▼

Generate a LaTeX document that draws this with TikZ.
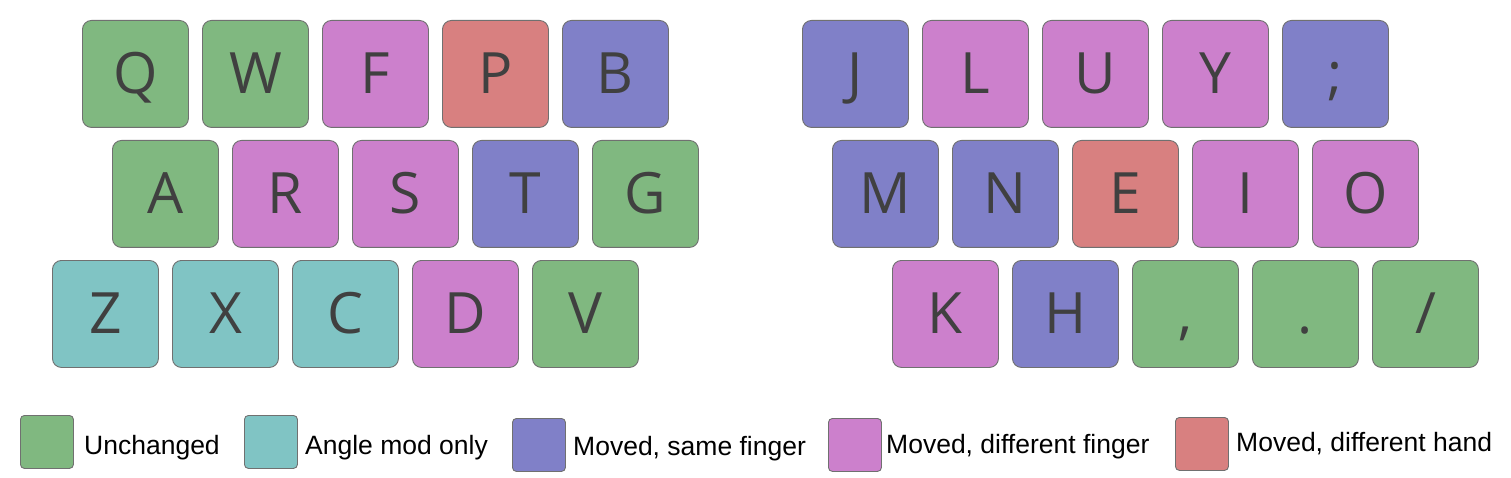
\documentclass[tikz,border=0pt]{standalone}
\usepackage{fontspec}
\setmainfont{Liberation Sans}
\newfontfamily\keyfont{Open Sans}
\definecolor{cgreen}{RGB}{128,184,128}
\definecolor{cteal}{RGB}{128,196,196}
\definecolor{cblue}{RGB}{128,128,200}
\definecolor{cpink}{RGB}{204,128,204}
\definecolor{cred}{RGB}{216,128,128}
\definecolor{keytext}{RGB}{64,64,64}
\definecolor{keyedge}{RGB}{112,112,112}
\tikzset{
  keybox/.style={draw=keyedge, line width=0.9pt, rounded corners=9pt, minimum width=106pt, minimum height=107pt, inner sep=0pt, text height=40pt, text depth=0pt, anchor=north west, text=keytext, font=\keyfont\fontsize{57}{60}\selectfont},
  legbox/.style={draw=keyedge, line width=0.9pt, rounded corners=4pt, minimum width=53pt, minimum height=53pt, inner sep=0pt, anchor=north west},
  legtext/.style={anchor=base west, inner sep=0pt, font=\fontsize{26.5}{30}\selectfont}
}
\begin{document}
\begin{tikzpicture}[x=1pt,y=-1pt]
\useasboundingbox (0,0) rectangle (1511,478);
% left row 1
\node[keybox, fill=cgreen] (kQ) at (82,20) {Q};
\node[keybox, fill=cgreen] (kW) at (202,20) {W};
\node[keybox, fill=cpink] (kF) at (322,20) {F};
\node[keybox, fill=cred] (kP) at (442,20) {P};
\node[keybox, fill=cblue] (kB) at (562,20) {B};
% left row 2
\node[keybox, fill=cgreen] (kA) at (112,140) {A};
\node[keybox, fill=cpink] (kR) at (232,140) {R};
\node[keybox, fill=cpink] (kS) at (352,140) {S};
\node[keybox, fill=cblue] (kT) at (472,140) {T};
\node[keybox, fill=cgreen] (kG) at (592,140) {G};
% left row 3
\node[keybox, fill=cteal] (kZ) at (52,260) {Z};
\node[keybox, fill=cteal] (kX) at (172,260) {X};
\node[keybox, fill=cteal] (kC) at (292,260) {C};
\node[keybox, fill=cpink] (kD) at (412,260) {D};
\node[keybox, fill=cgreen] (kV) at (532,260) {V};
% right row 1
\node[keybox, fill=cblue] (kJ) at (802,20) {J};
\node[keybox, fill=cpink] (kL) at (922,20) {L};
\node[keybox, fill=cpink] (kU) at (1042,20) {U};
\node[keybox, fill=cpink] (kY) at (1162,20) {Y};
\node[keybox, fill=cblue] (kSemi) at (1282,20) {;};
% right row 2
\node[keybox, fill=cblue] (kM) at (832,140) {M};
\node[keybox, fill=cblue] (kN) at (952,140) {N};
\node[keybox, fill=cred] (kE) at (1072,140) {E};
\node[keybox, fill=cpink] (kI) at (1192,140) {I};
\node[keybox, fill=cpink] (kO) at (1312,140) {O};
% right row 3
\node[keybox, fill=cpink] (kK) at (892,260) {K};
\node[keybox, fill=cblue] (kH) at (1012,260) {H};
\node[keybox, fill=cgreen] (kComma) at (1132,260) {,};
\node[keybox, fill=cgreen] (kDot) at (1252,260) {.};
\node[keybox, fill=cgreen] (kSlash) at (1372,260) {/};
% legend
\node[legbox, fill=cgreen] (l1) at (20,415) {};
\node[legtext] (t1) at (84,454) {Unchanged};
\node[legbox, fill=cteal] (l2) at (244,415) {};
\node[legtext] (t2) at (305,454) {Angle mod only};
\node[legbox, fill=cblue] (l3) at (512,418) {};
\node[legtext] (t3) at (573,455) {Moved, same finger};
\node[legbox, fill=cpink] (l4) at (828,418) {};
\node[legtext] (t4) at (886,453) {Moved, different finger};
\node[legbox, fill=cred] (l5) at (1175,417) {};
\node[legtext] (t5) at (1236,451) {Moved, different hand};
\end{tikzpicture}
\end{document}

▲

* Requirements: Make an exact copy of all the material, but keep the pictures out of it.

* Task result:
Generate a LaTeX document that draws this with TikZ.
\documentclass[tikz,border=0pt]{standalone}
\usepackage{fontspec}
\setmainfont{Liberation Sans}
\newfontfamily\keyfont{Open Sans}
\definecolor{cgreen}{RGB}{128,184,128}
\definecolor{cteal}{RGB}{128,196,196}
\definecolor{cblue}{RGB}{128,128,200}
\definecolor{cpink}{RGB}{204,128,204}
\definecolor{cred}{RGB}{216,128,128}
\definecolor{keytext}{RGB}{64,64,64}
\definecolor{keyedge}{RGB}{112,112,112}
\tikzset{
  keybox/.style={draw=keyedge, line width=0.9pt, rounded corners=9pt, minimum width=106pt, minimum height=107pt, inner sep=0pt, text height=40pt, text depth=0pt, anchor=north west, text=keytext, font=\keyfont\fontsize{57}{60}\selectfont},
  legbox/.style={draw=keyedge, line width=0.9pt, rounded corners=4pt, minimum width=53pt, minimum height=53pt, inner sep=0pt, anchor=north west},
  legtext/.style={anchor=base west, inner sep=0pt, font=\fontsize{26.5}{30}\selectfont}
}
\begin{document}
\begin{tikzpicture}[x=1pt,y=-1pt]
\useasboundingbox (0,0) rectangle (1511,478);
% left row 1
\node[keybox, fill=cgreen] (kQ) at (82,20) {Q};
\node[keybox, fill=cgreen] (kW) at (202,20) {W};
\node[keybox, fill=cpink] (kF) at (322,20) {F};
\node[keybox, fill=cred] (kP) at (442,20) {P};
\node[keybox, fill=cblue] (kB) at (562,20) {B};
% left row 2
\node[keybox, fill=cgreen] (kA) at (112,140) {A};
\node[keybox, fill=cpink] (kR) at (232,140) {R};
\node[keybox, fill=cpink] (kS) at (352,140) {S};
\node[keybox, fill=cblue] (kT) at (472,140) {T};
\node[keybox, fill=cgreen] (kG) at (592,140) {G};
% left row 3
\node[keybox, fill=cteal] (kZ) at (52,260) {Z};
\node[keybox, fill=cteal] (kX) at (172,260) {X};
\node[keybox, fill=cteal] (kC) at (292,260) {C};
\node[keybox, fill=cpink] (kD) at (412,260) {D};
\node[keybox, fill=cgreen] (kV) at (532,260) {V};
% right row 1
\node[keybox, fill=cblue] (kJ) at (802,20) {J};
\node[keybox, fill=cpink] (kL) at (922,20) {L};
\node[keybox, fill=cpink] (kU) at (1042,20) {U};
\node[keybox, fill=cpink] (kY) at (1162,20) {Y};
\node[keybox, fill=cblue] (kSemi) at (1282,20) {;};
% right row 2
\node[keybox, fill=cblue] (kM) at (832,140) {M};
\node[keybox, fill=cblue] (kN) at (952,140) {N};
\node[keybox, fill=cred] (kE) at (1072,140) {E};
\node[keybox, fill=cpink] (kI) at (1192,140) {I};
\node[keybox, fill=cpink] (kO) at (1312,140) {O};
% right row 3
\node[keybox, fill=cpink] (kK) at (892,260) {K};
\node[keybox, fill=cblue] (kH) at (1012,260) {H};
\node[keybox, fill=cgreen] (kComma) at (1132,260) {,};
\node[keybox, fill=cgreen] (kDot) at (1252,260) {.};
\node[keybox, fill=cgreen] (kSlash) at (1372,260) {/};
% legend
\node[legbox, fill=cgreen] (l1) at (20,415) {};
\node[legtext] (t1) at (84,454) {Unchanged};
\node[legbox, fill=cteal] (l2) at (244,415) {};
\node[legtext] (t2) at (305,454) {Angle mod only};
\node[legbox, fill=cblue] (l3) at (512,418) {};
\node[legtext] (t3) at (573,455) {Moved, same finger};
\node[legbox, fill=cpink] (l4) at (828,418) {};
\node[legtext] (t4) at (886,453) {Moved, different finger};
\node[legbox, fill=cred] (l5) at (1175,417) {};
\node[legtext] (t5) at (1236,451) {Moved, different hand};
\end{tikzpicture}
\end{document}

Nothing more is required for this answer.